What the exercise asks: Output the material beneath this task exactly, images excluded.

Dataset rows:
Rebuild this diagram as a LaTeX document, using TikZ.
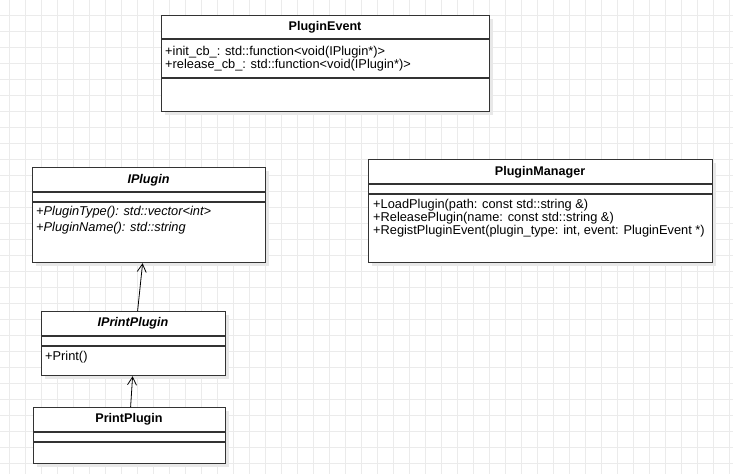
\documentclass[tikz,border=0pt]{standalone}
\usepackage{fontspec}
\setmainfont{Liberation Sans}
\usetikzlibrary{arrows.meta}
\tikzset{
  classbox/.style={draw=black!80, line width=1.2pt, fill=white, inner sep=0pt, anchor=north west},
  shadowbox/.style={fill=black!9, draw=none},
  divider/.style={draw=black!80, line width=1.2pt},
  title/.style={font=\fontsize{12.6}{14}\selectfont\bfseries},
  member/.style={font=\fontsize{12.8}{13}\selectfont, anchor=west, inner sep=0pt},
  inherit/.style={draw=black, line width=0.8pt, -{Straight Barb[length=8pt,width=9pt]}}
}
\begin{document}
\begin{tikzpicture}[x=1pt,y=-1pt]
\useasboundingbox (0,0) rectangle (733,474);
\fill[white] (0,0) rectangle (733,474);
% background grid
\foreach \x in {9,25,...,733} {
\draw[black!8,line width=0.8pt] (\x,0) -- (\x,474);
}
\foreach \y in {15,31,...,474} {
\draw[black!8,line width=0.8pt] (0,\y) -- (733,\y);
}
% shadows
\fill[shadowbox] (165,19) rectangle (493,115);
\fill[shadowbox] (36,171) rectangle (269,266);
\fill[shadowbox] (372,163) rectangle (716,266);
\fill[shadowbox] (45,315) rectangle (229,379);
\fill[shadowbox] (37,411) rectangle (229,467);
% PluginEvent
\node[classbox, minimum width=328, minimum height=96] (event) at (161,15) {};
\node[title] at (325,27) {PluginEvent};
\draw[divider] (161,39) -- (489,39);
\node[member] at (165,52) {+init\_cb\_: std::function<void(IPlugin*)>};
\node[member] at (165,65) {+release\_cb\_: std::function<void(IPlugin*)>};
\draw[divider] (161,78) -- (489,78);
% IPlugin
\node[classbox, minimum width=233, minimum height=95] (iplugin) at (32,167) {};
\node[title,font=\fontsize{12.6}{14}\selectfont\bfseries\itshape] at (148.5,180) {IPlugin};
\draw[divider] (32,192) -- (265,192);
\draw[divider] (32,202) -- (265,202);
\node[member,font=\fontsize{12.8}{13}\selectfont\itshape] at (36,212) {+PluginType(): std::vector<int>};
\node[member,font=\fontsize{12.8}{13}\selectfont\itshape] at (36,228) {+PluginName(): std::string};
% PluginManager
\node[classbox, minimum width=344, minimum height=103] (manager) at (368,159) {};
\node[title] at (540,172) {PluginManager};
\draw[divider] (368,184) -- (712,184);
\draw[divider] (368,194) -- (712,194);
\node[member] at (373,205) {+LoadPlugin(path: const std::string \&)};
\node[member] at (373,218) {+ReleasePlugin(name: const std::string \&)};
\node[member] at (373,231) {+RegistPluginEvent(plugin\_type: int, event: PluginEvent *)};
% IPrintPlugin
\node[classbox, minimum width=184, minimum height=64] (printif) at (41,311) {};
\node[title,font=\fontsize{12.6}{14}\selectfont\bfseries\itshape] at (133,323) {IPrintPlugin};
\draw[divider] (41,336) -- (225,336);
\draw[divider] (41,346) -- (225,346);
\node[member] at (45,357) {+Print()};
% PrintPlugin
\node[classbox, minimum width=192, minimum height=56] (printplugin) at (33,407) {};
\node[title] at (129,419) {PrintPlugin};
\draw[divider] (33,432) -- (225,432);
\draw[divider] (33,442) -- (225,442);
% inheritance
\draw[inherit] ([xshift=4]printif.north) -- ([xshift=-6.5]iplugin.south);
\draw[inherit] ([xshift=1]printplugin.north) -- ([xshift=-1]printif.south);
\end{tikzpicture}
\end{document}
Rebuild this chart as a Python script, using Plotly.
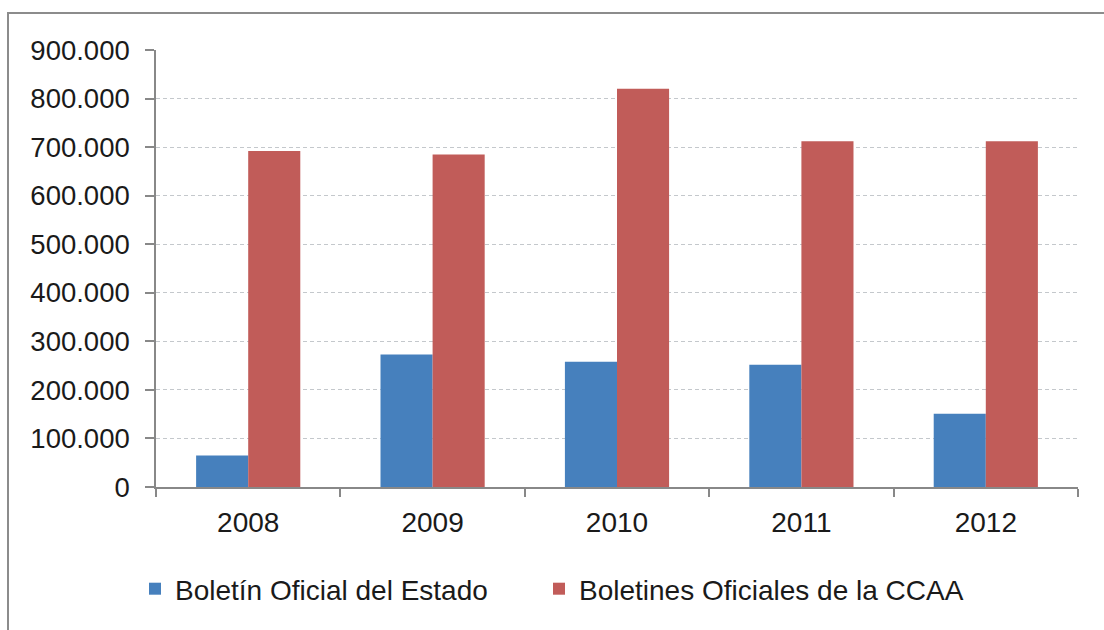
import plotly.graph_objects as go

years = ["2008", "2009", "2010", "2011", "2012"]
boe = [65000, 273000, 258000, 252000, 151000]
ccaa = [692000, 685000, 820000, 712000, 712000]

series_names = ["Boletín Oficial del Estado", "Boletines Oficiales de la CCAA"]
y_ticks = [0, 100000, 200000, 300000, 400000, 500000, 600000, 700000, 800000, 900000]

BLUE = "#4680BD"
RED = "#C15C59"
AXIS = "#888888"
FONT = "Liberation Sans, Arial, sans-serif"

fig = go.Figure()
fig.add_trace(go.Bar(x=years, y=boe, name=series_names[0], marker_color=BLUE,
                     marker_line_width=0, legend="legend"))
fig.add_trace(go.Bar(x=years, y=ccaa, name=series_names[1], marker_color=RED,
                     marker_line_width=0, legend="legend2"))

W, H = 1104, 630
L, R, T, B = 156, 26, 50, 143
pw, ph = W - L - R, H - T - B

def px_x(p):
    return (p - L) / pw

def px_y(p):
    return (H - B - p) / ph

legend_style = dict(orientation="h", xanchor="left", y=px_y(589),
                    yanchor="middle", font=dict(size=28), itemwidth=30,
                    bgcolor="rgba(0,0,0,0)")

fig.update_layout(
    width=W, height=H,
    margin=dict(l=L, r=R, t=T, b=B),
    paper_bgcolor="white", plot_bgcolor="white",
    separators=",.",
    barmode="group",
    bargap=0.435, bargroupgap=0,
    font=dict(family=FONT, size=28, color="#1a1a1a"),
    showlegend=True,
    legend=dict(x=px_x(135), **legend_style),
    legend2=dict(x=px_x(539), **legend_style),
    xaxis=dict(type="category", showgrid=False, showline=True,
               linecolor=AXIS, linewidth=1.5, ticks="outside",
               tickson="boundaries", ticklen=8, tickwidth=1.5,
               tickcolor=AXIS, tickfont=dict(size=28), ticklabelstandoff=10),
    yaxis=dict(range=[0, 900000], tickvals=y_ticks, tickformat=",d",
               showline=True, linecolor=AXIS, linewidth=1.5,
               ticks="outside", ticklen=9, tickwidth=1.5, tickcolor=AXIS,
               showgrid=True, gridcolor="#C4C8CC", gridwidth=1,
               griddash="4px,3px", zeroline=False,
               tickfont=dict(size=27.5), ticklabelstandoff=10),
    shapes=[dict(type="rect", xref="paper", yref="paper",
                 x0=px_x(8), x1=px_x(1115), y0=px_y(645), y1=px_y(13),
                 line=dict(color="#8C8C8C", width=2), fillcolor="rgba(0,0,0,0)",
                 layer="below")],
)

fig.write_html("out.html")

Complete answer:
Rebuild this diagram as a LaTeX document, using TikZ.
\documentclass[tikz,border=0pt]{standalone}
\usepackage{fontspec}
\setmainfont{Liberation Sans}
\usetikzlibrary{arrows.meta}
\tikzset{
  classbox/.style={draw=black!80, line width=1.2pt, fill=white, inner sep=0pt, anchor=north west},
  shadowbox/.style={fill=black!9, draw=none},
  divider/.style={draw=black!80, line width=1.2pt},
  title/.style={font=\fontsize{12.6}{14}\selectfont\bfseries},
  member/.style={font=\fontsize{12.8}{13}\selectfont, anchor=west, inner sep=0pt},
  inherit/.style={draw=black, line width=0.8pt, -{Straight Barb[length=8pt,width=9pt]}}
}
\begin{document}
\begin{tikzpicture}[x=1pt,y=-1pt]
\useasboundingbox (0,0) rectangle (733,474);
\fill[white] (0,0) rectangle (733,474);
% background grid
\foreach \x in {9,25,...,733} {
\draw[black!8,line width=0.8pt] (\x,0) -- (\x,474);
}
\foreach \y in {15,31,...,474} {
\draw[black!8,line width=0.8pt] (0,\y) -- (733,\y);
}
% shadows
\fill[shadowbox] (165,19) rectangle (493,115);
\fill[shadowbox] (36,171) rectangle (269,266);
\fill[shadowbox] (372,163) rectangle (716,266);
\fill[shadowbox] (45,315) rectangle (229,379);
\fill[shadowbox] (37,411) rectangle (229,467);
% PluginEvent
\node[classbox, minimum width=328, minimum height=96] (event) at (161,15) {};
\node[title] at (325,27) {PluginEvent};
\draw[divider] (161,39) -- (489,39);
\node[member] at (165,52) {+init\_cb\_: std::function<void(IPlugin*)>};
\node[member] at (165,65) {+release\_cb\_: std::function<void(IPlugin*)>};
\draw[divider] (161,78) -- (489,78);
% IPlugin
\node[classbox, minimum width=233, minimum height=95] (iplugin) at (32,167) {};
\node[title,font=\fontsize{12.6}{14}\selectfont\bfseries\itshape] at (148.5,180) {IPlugin};
\draw[divider] (32,192) -- (265,192);
\draw[divider] (32,202) -- (265,202);
\node[member,font=\fontsize{12.8}{13}\selectfont\itshape] at (36,212) {+PluginType(): std::vector<int>};
\node[member,font=\fontsize{12.8}{13}\selectfont\itshape] at (36,228) {+PluginName(): std::string};
% PluginManager
\node[classbox, minimum width=344, minimum height=103] (manager) at (368,159) {};
\node[title] at (540,172) {PluginManager};
\draw[divider] (368,184) -- (712,184);
\draw[divider] (368,194) -- (712,194);
\node[member] at (373,205) {+LoadPlugin(path: const std::string \&)};
\node[member] at (373,218) {+ReleasePlugin(name: const std::string \&)};
\node[member] at (373,231) {+RegistPluginEvent(plugin\_type: int, event: PluginEvent *)};
% IPrintPlugin
\node[classbox, minimum width=184, minimum height=64] (printif) at (41,311) {};
\node[title,font=\fontsize{12.6}{14}\selectfont\bfseries\itshape] at (133,323) {IPrintPlugin};
\draw[divider] (41,336) -- (225,336);
\draw[divider] (41,346) -- (225,346);
\node[member] at (45,357) {+Print()};
% PrintPlugin
\node[classbox, minimum width=192, minimum height=56] (printplugin) at (33,407) {};
\node[title] at (129,419) {PrintPlugin};
\draw[divider] (33,432) -- (225,432);
\draw[divider] (33,442) -- (225,442);
% inheritance
\draw[inherit] ([xshift=4]printif.north) -- ([xshift=-6.5]iplugin.south);
\draw[inherit] ([xshift=1]printplugin.north) -- ([xshift=-1]printif.south);
\end{tikzpicture}
\end{document}
Rebuild this chart as a Python script, using Plotly.
import plotly.graph_objects as go

years = ["2008", "2009", "2010", "2011", "2012"]
boe = [65000, 273000, 258000, 252000, 151000]
ccaa = [692000, 685000, 820000, 712000, 712000]

series_names = ["Boletín Oficial del Estado", "Boletines Oficiales de la CCAA"]
y_ticks = [0, 100000, 200000, 300000, 400000, 500000, 600000, 700000, 800000, 900000]

BLUE = "#4680BD"
RED = "#C15C59"
AXIS = "#888888"
FONT = "Liberation Sans, Arial, sans-serif"

fig = go.Figure()
fig.add_trace(go.Bar(x=years, y=boe, name=series_names[0], marker_color=BLUE,
                     marker_line_width=0, legend="legend"))
fig.add_trace(go.Bar(x=years, y=ccaa, name=series_names[1], marker_color=RED,
                     marker_line_width=0, legend="legend2"))

W, H = 1104, 630
L, R, T, B = 156, 26, 50, 143
pw, ph = W - L - R, H - T - B

def px_x(p):
    return (p - L) / pw

def px_y(p):
    return (H - B - p) / ph

legend_style = dict(orientation="h", xanchor="left", y=px_y(589),
                    yanchor="middle", font=dict(size=28), itemwidth=30,
                    bgcolor="rgba(0,0,0,0)")

fig.update_layout(
    width=W, height=H,
    margin=dict(l=L, r=R, t=T, b=B),
    paper_bgcolor="white", plot_bgcolor="white",
    separators=",.",
    barmode="group",
    bargap=0.435, bargroupgap=0,
    font=dict(family=FONT, size=28, color="#1a1a1a"),
    showlegend=True,
    legend=dict(x=px_x(135), **legend_style),
    legend2=dict(x=px_x(539), **legend_style),
    xaxis=dict(type="category", showgrid=False, showline=True,
               linecolor=AXIS, linewidth=1.5, ticks="outside",
               tickson="boundaries", ticklen=8, tickwidth=1.5,
               tickcolor=AXIS, tickfont=dict(size=28), ticklabelstandoff=10),
    yaxis=dict(range=[0, 900000], tickvals=y_ticks, tickformat=",d",
               showline=True, linecolor=AXIS, linewidth=1.5,
               ticks="outside", ticklen=9, tickwidth=1.5, tickcolor=AXIS,
               showgrid=True, gridcolor="#C4C8CC", gridwidth=1,
               griddash="4px,3px", zeroline=False,
               tickfont=dict(size=27.5), ticklabelstandoff=10),
    shapes=[dict(type="rect", xref="paper", yref="paper",
                 x0=px_x(8), x1=px_x(1115), y0=px_y(645), y1=px_y(13),
                 line=dict(color="#8C8C8C", width=2), fillcolor="rgba(0,0,0,0)",
                 layer="below")],
)

fig.write_html("out.html")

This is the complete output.